Booking.com’s research data in 2018 suggests that two thirds of Indian travellers surveyed plan to stay at least once in a type of accommodation that they have not stayed in before. (The global trend among travellers to branch out is at 40 percent.)

Behind the scenes

Rijvers said Booking.com uses data science extensively to prevent fake listings and ensure quality (including location, reliability of the pictures d by the host, etc.) On the other hand, it also provides certain tools to the hosts to help improve their rating by giving better customer experience.

For instance, its ‘Content Score’ (on extranet) shows a host how attractive his/her content is to bookers. Similarly, ‘BookingSuite’ develops easy-to-use tools that help accommodation providers market and manage their properties more efficiently. It includes websites that accept direct online bookings and a rate shopping tool that tells accommodation providers the local demand and pricing information to help them set competitive rates.

“With more than 1.5 million room/nights booked on average per day, we have enough data to predict what guests will search for.

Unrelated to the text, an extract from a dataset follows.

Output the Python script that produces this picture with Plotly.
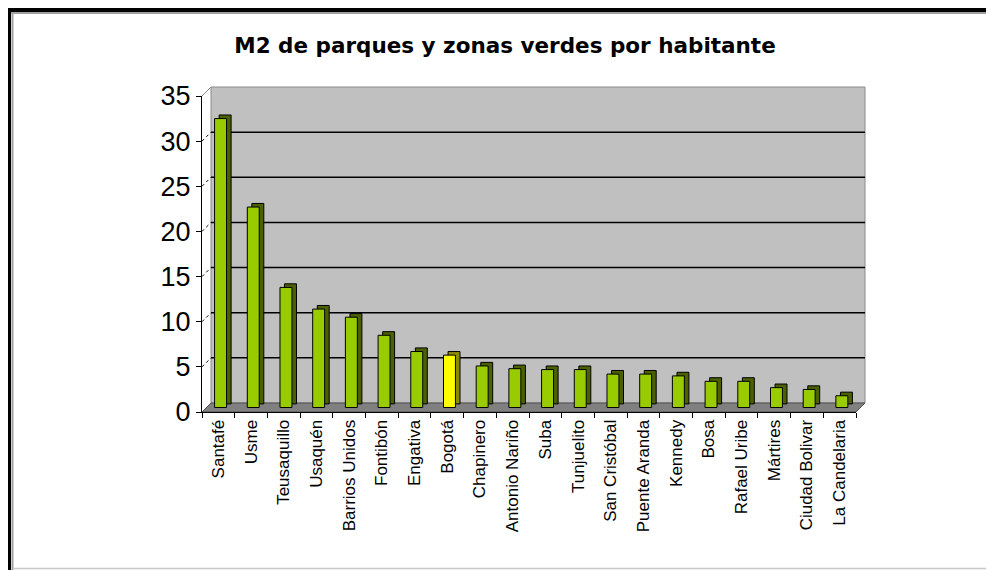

Matching your property with relevant guests helps you manage their expectations,” said Rijvers. 

In addition, the digital travel platform enables the hosts to change their website colours and fonts to complement their logo, without additional costs.

Apart from this, Booking.com also provides reports to help the host understand where visitors are coming from, and how they are interacting with his/her website. This helps them track revenue and see how different sources – including search engines and other websites – are adding to their bottom line.

Its ‘dynamic ranking system’ uses data from its daily bookings to tailor search results from each guest, so that the right accommodation provider will show up higher when a guest is looking for a property like theirs. The accommodation providers can also check high-demand dates in the availability optimisation tool in the extranet. In short, your extranet’s ranking dashboard shows your performance in search results, page views, and bookings – and how you compare with competitors.

As per an IBEF report this year, the travel and tourism sector contributed $234 billion to India’s GDP. This is expected to be $492.2 billion by 2028.

Booking.com, in 2018, had 33 percent repeat users and 25 percent active reviewers. Although the company did not reveal the revenue from India, it stated that India is one of its most important markets at present. It has partnered with other online travel platforms like MakeMyTrip, Yaatra, Ixigo, and Trainman, by helping them build global supply on a revenue sharing model.